A pandemia da covid será lembrada como um desses momentos da história, um evento seminal cujo significado só se revelará na esteira da crise. A pandemia vai marcar nossa era tanto quanto o assassinato do arquiduque Ferdinando em 1914, a Grande Depressão de 1929 e a ascensão de Adolf Hitler em 1933 tornaram-se referências fundamentais do século passado. Todos mensageiros de resultados e consequências maiores.

O significado histórico da covid não reside no quanto ela interfere em nossas vidas cotidianas. Afinal, a mudança é uma constante quando de cultura se trata. Todas as pessoas, em todos os lugares, em todos os momentos, estão sempre lidando com novas possibilidades de vida. Conforme as empresas eliminam ou reduzem o tamanho dos escritórios centrais, os funcionários trabalham em casa, os restaurantes e os shoppings fecham, o streaming traz entretenimento e eventos esportivos para casa e as viagens aéreas se tornam cada vez mais problemáticas e miseráveis, as pessoas adaptam-se, como sempre fizeram. A fluidez da memória e a capacidade de esquecer são, talvez, os traços mais assustadores de nossa espécie. Como a história confirma, eles nos permitem enfrentar qualquer grau de degradação social, moral ou ambiental.

É um fato que a incerteza financeira irá projetar uma grande sombra. Por algum tempo, vai pairar sobre a economia global a humilde compreensão de que nem mesmo todo o dinheiro de todas as nações da Terra será suficiente para compensar as perdas sofridas quando o mundo inteiro deixa de funcionar, com trabalhadores e empresas de todos os lugares enfrentando uma escolha entre a sobrevivência econômica e a biológica.

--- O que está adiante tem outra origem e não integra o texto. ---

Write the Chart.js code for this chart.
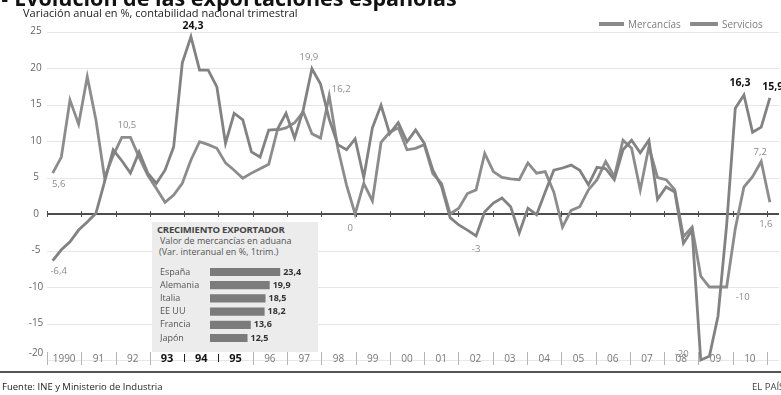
<!DOCTYPE html>
<html>
<head>
<meta charset="utf-8">
<script src="https://cdn.jsdelivr.net/npm/chart.js@4.4.1/dist/chart.umd.min.js"></script>
<style>
  body { margin: 0; background: #fff; font-family: "Open Sans", sans-serif; }
  #page { position: relative; width: 781px; height: 395px; overflow: hidden; background: #fff; }
  #mainChart { position: absolute; left: 0; top: 0; }
  .txt { position: absolute; white-space: nowrap; line-height: 12px; }
  .title { left: 1px; top: -13px; font-size: 21.5px; line-height: 21.5px; font-weight: 700; color: #111; }
  .sub { left: 23px; top: 7px; font-size: 11px; color: #222; }
  .leg { top: 18px; font-size: 10px; color: #7c7c7c; }
  .sw { position: absolute; top: 22px; height: 3.5px; background: #8a8a8a; }
  #inset { position: absolute; left: 152px; top: 222px; width: 166px; height: 130px; background: #ececec; }
  #inset .txt { color: #555; font-size: 9px; }
  #insetChart { position: absolute; left: 0; top: 38px; }
  .rule { position: absolute; left: 0; top: 371px; width: 781px; height: 2px; background: #555; }
  .foot { top: 381px; font-size: 9.5px; color: #222; }
</style>
</head>
<body>
<div id="page">
  <canvas id="mainChart" width="781" height="395"></canvas>

  <div class="txt title">&#9642; Evolución de las exportaciones españolas</div>
  <div class="txt sub">Variación anual en %, contabilidad nacional trimestral</div>

  <div class="sw" style="left:599px;width:25px"></div>
  <div class="txt leg" style="left:628px">Mercancías</div>
  <div class="sw" style="left:690px;width:28px"></div>
  <div class="txt leg" style="left:722px">Servicios</div>

  <div id="inset">
    <div class="txt" style="left:5px;top:2px;font-weight:700;color:#444;font-size:9.5px;letter-spacing:-0.2px">CRECIMIENTO EXPORTADOR</div>
    <div class="txt" style="left:8px;top:13px">Valor de mercancías en aduana</div>
    <div class="txt" style="left:7px;top:24px">(Var. interanual en %, 1trim.)</div>
    <canvas id="insetChart" width="166" height="90"></canvas>
  </div>

  <div class="rule"></div>
  <div class="txt foot" style="left:2px">Fuente: INE y Ministerio de Industria</div>
  <div class="txt foot" style="left:752px;color:#444">EL PAÍS</div>
</div>

<script>
// year labels on the axis band
const years = ["1990", "91", "92", "93", "94", "95", "96", "97", "98", "99", "00",
  "01", "02", "03", "04", "05", "06", "07", "08", "09", "10"];
const boldYears = ["93", "94", "95"];
const yTicks = [25, 20, 15, 10, 5, 0, -5, -10, -15, -20];

// quarterly series, 1990 T1 .. 2010 T4
const mercancias = [
  -6.4, -4.9, -3.8, -2.2,
  -1.1, 0.1, 4.4, 8.8,
  7.3, 5.6, 8.5, 5.6,
  4.2, 6.0, 9.2, 20.7,
  24.3, 19.7, 19.7, 17.4,
  9.7, 13.8, 12.9, 8.5,
  7.8, 11.5, 11.6, 13.8,
  10.4, 14.3, 19.9, 17.8,
  13.0, 9.5, 8.8, 10.3,
  5.0, 11.8, 14.9, 11.0,
  12.5, 9.9, 11.5, 9.7,
  6.0, 3.8, -0.5, -1.5,
  -2.2, -3.0, 0.3, 1.5,
  2.2, 1.0, -2.6, 0.8,
  -0.1, 3.0, 6.0, 6.3,
  6.7, 6.0, 4.0, 6.4,
  6.2, 4.7, 8.8, 10.1,
  8.4, 10.1, 2.0, 3.7,
  3.0, -4.0, -2.2, -20,
  -19.5, -14.0, -1.5, 14.5,
  16.3, 11.2, 11.9, 15.9
];
const servicios = [
  5.6, 7.8, 15.6, 12.3,
  18.8, 12.9, 5.0, 8.0,
  10.5, 10.5, 7.8, 5.3,
  3.5, 1.6, 2.6, 4.2,
  7.4, 9.9, 9.5, 9.0,
  7.0, 6.0, 4.9, 5.6,
  6.2, 6.8, 11.5, 11.8,
  12.5, 14.0, 11.0, 10.4,
  16.2, 9.0, 4.0, 0,
  4.2, 1.8, 9.8, 11.2,
  11.8, 8.8, 9.0, 9.5,
  5.5, 4.2, 0.0, 0.8,
  2.8, 3.3, 8.3, 5.8,
  5.0, 4.8, 4.7, 7.0,
  5.6, 5.8, 3.0, -1.8,
  0.5, 1.0, 3.3, 4.7,
  7.2, 5.1, 10.1, 9.0,
  3.3, 9.2, 5.0, 4.7,
  3.3, -3.1, -1.8, -8.5,
  -10.0, -10.0, -10, -2.0,
  3.7, 5.1, 7.2, 1.6
];

// inset: customs value of goods exports, 1st quarter
const insetCountries = ["España", "Alemania", "Italia", "EE UU", "Francia", "Japón"];
const insetValues = [23.4, 19.9, 18.5, 18.2, 13.6, 12.5];

// which points get a value label, and where it sits relative to the point
const notes = [
  { s: 1, i: 0, dx: 6, dy: 11 },
  { s: 0, i: 0, dx: 6, dy: 11 },
  { s: 1, i: 8, dx: 5, dy: -12 },
  { s: 0, i: 16, dx: 2, dy: -11, bold: true },
  { s: 0, i: 30, dx: -3, dy: -11 },
  { s: 1, i: 32, dx: 12, dy: -6 },
  { s: 1, i: 35, dx: -5, dy: 14 },
  { s: 0, i: 49, dx: 0, dy: 13 },
  { s: 0, i: 75, dx: -19, dy: -6 },
  { s: 1, i: 78, dx: 16, dy: 10 },
  { s: 0, i: 80, dx: -4, dy: -12, bold: true },
  { s: 0, i: 83, dx: 3, dy: -11, bold: true },
  { s: 1, i: 82, dx: -1, dy: -9 },
  { s: 1, i: 83, dx: -4, dy: 22 }
];

const quarters = [];
years.forEach(function (y) {
  for (let q = 1; q <= 4; q++) quarters.push(y + "-T" + q);
});

function fmt(v) {
  return Number.isInteger(v) ? String(v) : v.toFixed(1).replace(".", ",");
}

const FONT = "'Open Sans', sans-serif";

const decor = {
  id: "decor",
  beforeDatasetsDraw(chart) {
    const c = chart.ctx, a = chart.chartArea;
    const y = chart.scales.y, yr = chart.scales.yr;
    c.save();
    // light grid
    yTicks.forEach(function (t) {
      if (t === 0) return;
      const py = Math.round(y.getPixelForValue(t)) + 0.5;
      c.strokeStyle = "#e6e6e6";
      c.lineWidth = 1;
      c.beginPath(); c.moveTo(a.left, py); c.lineTo(779, py); c.stroke();
    });
    // y labels
    c.font = "10px " + FONT;
    c.fillStyle = "#666";
    c.textAlign = "center";
    c.textBaseline = "middle";
    yTicks.forEach(function (t) {
      c.fillText(String(t), 36, y.getPixelForValue(t) + (t === -20 ? -7 : 0));
    });
    // zero line + year ticks
    const zy = y.getPixelForValue(0);
    c.strokeStyle = "#4d4d4d";
    c.lineWidth = 2;
    c.beginPath(); c.moveTo(a.left, zy); c.lineTo(779, zy); c.stroke();
    c.lineWidth = 1;
    for (let n = 0; n <= years.length; n++) {
      const px = Math.round(yr.getPixelForValue(1990 + n)) + 0.5;
      c.beginPath(); c.moveTo(px, zy - 3); c.lineTo(px, zy + 3); c.stroke();
    }
    // year band
    for (let n = 0; n <= years.length; n++) {
      const px = Math.round(yr.getPixelForValue(1990 + n)) + 0.5;
      const dark = n === 4 || n === 5;
      c.strokeStyle = dark ? "#222" : "#b5b5b5";
      c.beginPath(); c.moveTo(px, dark ? 354 : 352); c.lineTo(px, dark ? 362 : 365); c.stroke();
    }
    years.forEach(function (lab, n) {
      const px = yr.getPixelForValue(1990 + n + 0.5);
      const b = boldYears.indexOf(lab) >= 0;
      c.font = (b ? "700 11px " : "10px ") + FONT;
      c.fillStyle = b ? "#111" : "#777";
      c.fillText(lab, px, 359);
    });
    c.restore();
  },
  afterDatasetsDraw(chart) {
    const c = chart.ctx;
    c.save();
    c.textAlign = "center";
    c.textBaseline = "middle";
    notes.forEach(function (n) {
      const v = chart.data.datasets[n.s].data[n.i].y;
      const px = chart.scales.x.getPixelForValue(n.i);
      const py = chart.scales.y.getPixelForValue(v);
      c.font = (n.bold ? "700 10.5px " : "9.5px ") + FONT;
      c.fillStyle = n.bold ? "#111" : "#8a8a8a";
      c.fillText(fmt(v), px + n.dx, py + n.dy);
    });
    c.restore();
  }
};

new Chart(document.getElementById("mainChart"), {
  type: "line",
  data: {
    labels: quarters,
    datasets: [
      {
        label: "Mercancías",
        data: mercancias.map(function (v, i) { return { x: i, y: v }; }),
        borderColor: "#828282",
        borderWidth: 2.8,
        pointRadius: 0,
        tension: 0,
        clip: false
      },
      {
        label: "Servicios",
        data: servicios.map(function (v, i) { return { x: i, y: v }; }),
        borderColor: "#8c8c8c",
        borderWidth: 2.8,
        pointRadius: 0,
        tension: 0,
        clip: false
      }
    ]
  },
  options: {
    responsive: false,
    animation: false,
    layout: { padding: { left: 47, right: 14, top: 31.5, bottom: 35 } },
    plugins: { legend: { display: false }, tooltip: { enabled: false } },
    scales: {
      x: { type: "linear", min: -0.66, max: 82.67, display: false },
      yr: { type: "linear", axis: "x", min: 1990, max: 2011, display: false },
      y: { min: -20, max: 25, display: false }
    }
  },
  plugins: [decor]
});

// inset bar chart
const barValues = {
  id: "barValues",
  afterDatasetsDraw(chart) {
    const c = chart.ctx;
    const meta = chart.getDatasetMeta(0);
    c.save();
    c.font = "700 9px " + FONT;
    c.fillStyle = "#333";
    c.textBaseline = "middle";
    meta.data.forEach(function (bar, i) {
      c.fillText(fmt(insetValues[i]), bar.x + 3, bar.y);
    });
    c.restore();
  }
};

new Chart(document.getElementById("insetChart"), {
  type: "bar",
  data: {
    labels: insetCountries,
    datasets: [{
      data: insetValues,
      backgroundColor: "#7b7b7b",
      barPercentage: 0.62,
      categoryPercentage: 1
    }]
  },
  options: {
    indexAxis: "y",
    responsive: false,
    animation: false,
    layout: { padding: { left: 8, right: 0, top: 0, bottom: 0 } },
    plugins: { legend: { display: false }, tooltip: { enabled: false } },
    scales: {
      x: { min: 0, max: 36, display: false },
      y: {
        grid: { display: false },
        border: { display: false },
        ticks: { crossAlign: "far", padding: 0, color: "#555", font: { family: "Open Sans", size: 9 } },
        afterFit: function (s) { s.width = 50; }
      }
    }
  },
  plugins: [barValues]
});
</script>
</body>
</html>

Por mais perturbadoras que essas transições e circunstâncias sejam, com exceção de um colapso econômico completo, nenhuma delas se destaca como um momento decisivo na história. Mas se há uma coisa que se destaca. Foi o impacto absolutamente devastador que a pandemia teve sobre a reputação e a posição internacional dos Estados Unidos.

Em uma sombria temporada de pandemia, o Covid reduziu a frangalhos a ilusão do excepcionalismo americano. No auge da crise, com mais de 2 mil pessoas morrendo por dia, os norte-americanos viram-se no interior de um Estado falido, comandado por um governo disfuncional e incompetente, em grande parte responsável pelas taxas de mortalidade, o que acrescentou um trágico fim à reivindicação, pelos EUA, de supremacia no mundo.